While Green Party co-leader Russel Norman  talks of something called  'market environmentalism', the real green alternative is ecosocialism. 

Ecology and Socialism: Solutions to Capitalist Ecological Crisis
Chris Williams (Haymarket, 2009)

The most disappointing and infuriating   thing about the  Green Party is its fundamental and irrational  ideological assumption that a 'environmentally friendly capitalism' is possible. This view has been foisted on the party largely by ex-socialist and co-leader  Russel Norman although the die was probably cast when the late Rod Donald  invited various business leaders to the Beehive to assure  them that the Green's were not a threat  to the interests of capital.

But it has been Norman who has pushed the Green  Party further to the right.  This is the man who cries foul at the damage that 'the market'  is  doing to the environment but then can be heard praising the 'power of the market'. This is the problem  with the politics of the Green's - they think capitalism can be a force for good despite all the evidence that says that this is nonsense.

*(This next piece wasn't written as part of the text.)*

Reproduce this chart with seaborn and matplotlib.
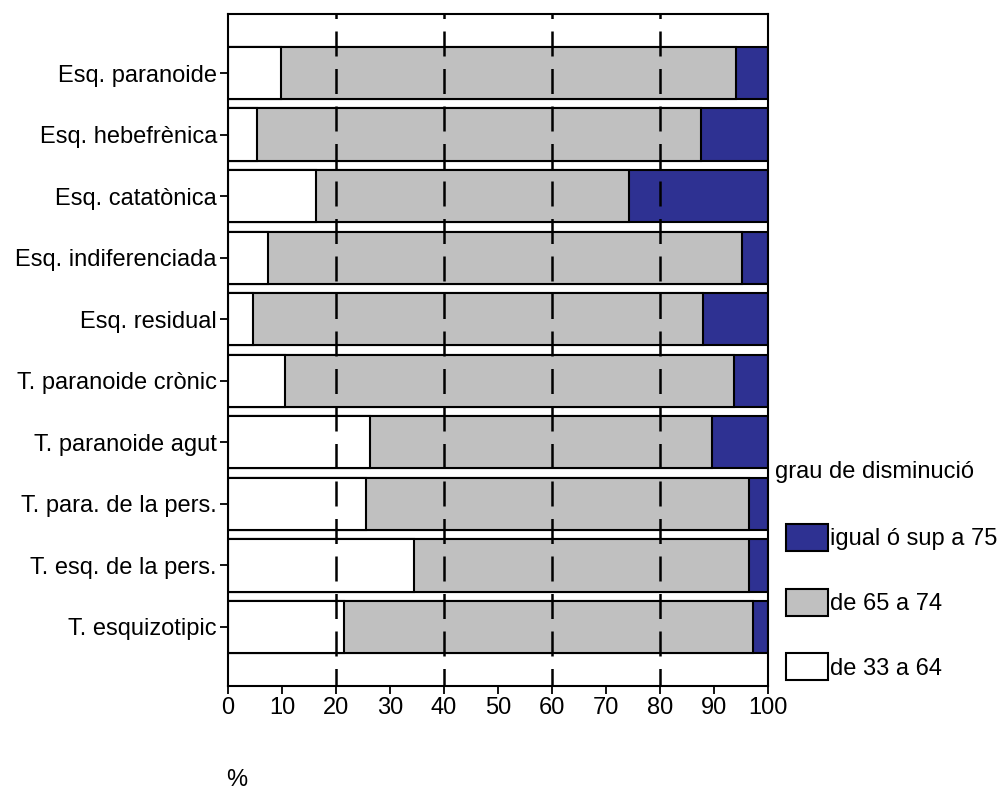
import pandas as pd
import matplotlib
matplotlib.use('Agg')
import matplotlib.pyplot as plt
import seaborn as sns
from matplotlib.patches import Patch

# Data (percentages per diagnosis)
categories = ['Esq. paranoide', 'Esq. hebefrènica', 'Esq. catatònica',
              'Esq. indiferenciada', 'Esq. residual', 'T. paranoide crònic',
              'T. paranoide agut', 'T. para. de la pers.', 'T. esq. de la pers.',
              'T. esquizotipic']
low = [9.8, 5.3, 16.3, 7.4, 4.6, 10.6, 26.3, 25.5, 34.5, 21.5]      # de 33 a 64
mid = [84.2, 82.2, 57.9, 87.8, 83.3, 83.1, 63.3, 70.9, 61.9, 75.8]  # de 65 a 74
high = [6.0, 12.5, 25.8, 4.8, 12.1, 6.3, 10.4, 3.6, 3.6, 2.7]       # igual o sup a 75
legend_labels = ['igual ó sup a 75', 'de 65 a 74', 'de 33 a 64']

df = pd.DataFrame({'cat': categories, 'low': low, 'mid': mid, 'high': high})
df['c_low'] = df['low']
df['c_mid'] = df['low'] + df['mid']
df['c_high'] = df['c_mid'] + df['high']

navy = '#2e3192'
grey = '#c0c0c0'
FS = 17

sns.set_style('white')
plt.rcParams['font.family'] = ['Liberation Sans', 'DejaVu Sans']
plt.rcParams['text.color'] = 'black'

fig = plt.figure(figsize=(10.03, 7.89), dpi=100)
ax = fig.add_axes([228 / 1003, 1 - 686 / 789, 540 / 1003, 672 / 789])

# stacked bars: draw cumulative totals from largest to smallest
for col, color in [('c_high', navy), ('c_mid', grey), ('c_low', 'white')]:
    sns.barplot(data=df, x=col, y='cat', orient='h', color=color,
                edgecolor='black', linewidth=1.5, width=0.85, ax=ax,
                saturation=1)

for xv in [20, 40, 60, 80]:
    ax.axvline(xv, color='black', lw=1.8, ls=(3, (10, 5)), zorder=5)

ax.set_xlim(0, 100)
ax.set_ylim(len(categories) - 1 + 0.96, -0.96)
ax.set_xticks(range(0, 101, 10))
ax.set_xlabel('')
ax.set_ylabel('')
ax.tick_params(axis='both', labelsize=FS, length=6, width=1.3,
               direction='out', colors='black', pad=2,
               bottom=True, left=True)
for s in ax.spines.values():
    s.set_visible(True)
    s.set_color('black')
    s.set_linewidth(1.5)

fig.text(237 / 1003, 1 - 780 / 789, '%', fontsize=FS, ha='center', va='center')
fig.text(775 / 1003, 1 - 472 / 789, 'grau de disminució', fontsize=FS,
         ha='left', va='center')

handles = [Patch(facecolor=navy, edgecolor='black', lw=1.5),
           Patch(facecolor=grey, edgecolor='black', lw=1.5),
           Patch(facecolor='white', edgecolor='black', lw=1.5)]
leg = fig.legend(handles, legend_labels,
                 loc='upper left', bbox_to_anchor=(786 / 1003, 1 - 524 / 789),
                 frameon=False, fontsize=FS,
                 handlelength=1.8, handleheight=1.38, handletextpad=0.05,
                 labelspacing=1.6, borderpad=0, borderaxespad=0)
for t in leg.get_texts():
    t.set_color('black')

fig.savefig('out.png', dpi=100)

Absurdly, the Green Party is labelled  'progressive'  by the corporate  media when in fact its just as  satisfied  with the neoliberal status  quo as National and Labour.

 All that the Green's  are seeking is some tinkering with the policy settings.  It's an indication of just how skewed mainstream politics are in this country that the Green's (and Labour for that matter) are allowed to pass themselves off as 'centre left'.  That's how timid and insipid mainstream politics have become in this country.

Ecology and Socialism  is a  book that Russel Norman probably won't read but should. He would probably run a mile when from the subtitle -'Solutions to Capitalist Ecological Crisis'.

Green activist and academic   Chris Williams intelligently  exposes the fallacies and, frankly, the plain  gobblygook of 'market environmentalism'. He brings to his subject  the tools of Marxism to show that at the root of the ecological  crisis is a destructive  and  anarchic economic system.

Writes Williams: ‘Capitalist society threatens the breakdown of the basic biogeochemical cycles of the biosphere as we have come to know them’.

He acknowledges and elaborates on the ecological dimension of the socialist tradition. After all it was Marx  who wrote in The German Ideology:

The ‘essence’ of the fish is its ‘being,’ water — to go no further than this one proposition. The ‘essence’ of the freshwater fish is the water of a river.

But the latter ceases to be the ‘essence’ of the fish and is no longer a suitable medium of existence as soon as the river is made to serve industry, as soon as it is polluted by dyes and other waste products and navigated by steamboats, or as soon as its water is diverted into canals where simple drainage can deprive the fish of its medium of existence.

Its not enough to try to convince business leaders of the error of their ways  because this just  leaves the  system intact. What is required is a profound and fundamental transformation of the political economy.  Otherwise  'environmentalism' is likely to degenerate into  individual lifestyle choice.

Williams outlines a plan for a new world based around 'socialist sustainability' and there is much food for thought here.

But he also writes that such  a world will not come through the discredited vehicle of mainstream politics. The social democratic parties, of whatever flavour, have become  nothing but hollowed out servants of capital. Williams, who lives in the United States, is scathing of the Democrat Party.

In the end what is required are new political movements that recognise that you can't save the planet and save capitalism. It's just a pity that, locally at least, the Green Party is allowed to  behave as if there was no alternative to 'market environmentalism'.


  1. I’ve two issues with this (apart from the errors of “blaming” the Green’s position on a few individuals in the first few paragraphs). Firstly, it is very likely that shifting the world to a truly sustainable footing will require several transitional steps. Yes, we’ll suffer additionally for it, but if you’re planning to gain the power needed to make change via democratic means, that’s what you’re stuck with. If you’re planning a revolution, it is less messy of course, other than the blood on the floor.

    Secondly, it is pretty pointless to rag on the Green Party for not being good enough. The fact is the Greens are already too radical for most, and even if they achieved everything they espouse - and this would certainly make the world a much better place - they’d have pushed the envelope way past the comfort levels of most of the people who voted them into power. The issue would become not getting tossed out and avoiding most the good change being undone before it could even have effect.

    In other words, it’s up to the people. No political party can do more than people will let them. National can’t sell off all public assets as it would like, because people won’t let them. Likewise, the Green Party isn’t pushing for a zero growth economy now, not because it isn’t aware that’s needed, but because it would be out of Parliament if it did and further away from a sustainable planet. This would help no one.

    By all means, continue to advocate for your solutions. As support for them grows, political parties will seek to leverage the support to gain further policy wins. Greens will either be first to do so, or someone more worthy will advance the cause. Calling Greens "right-wing" and needing to be replaced may sound decisive, but it is politically naive.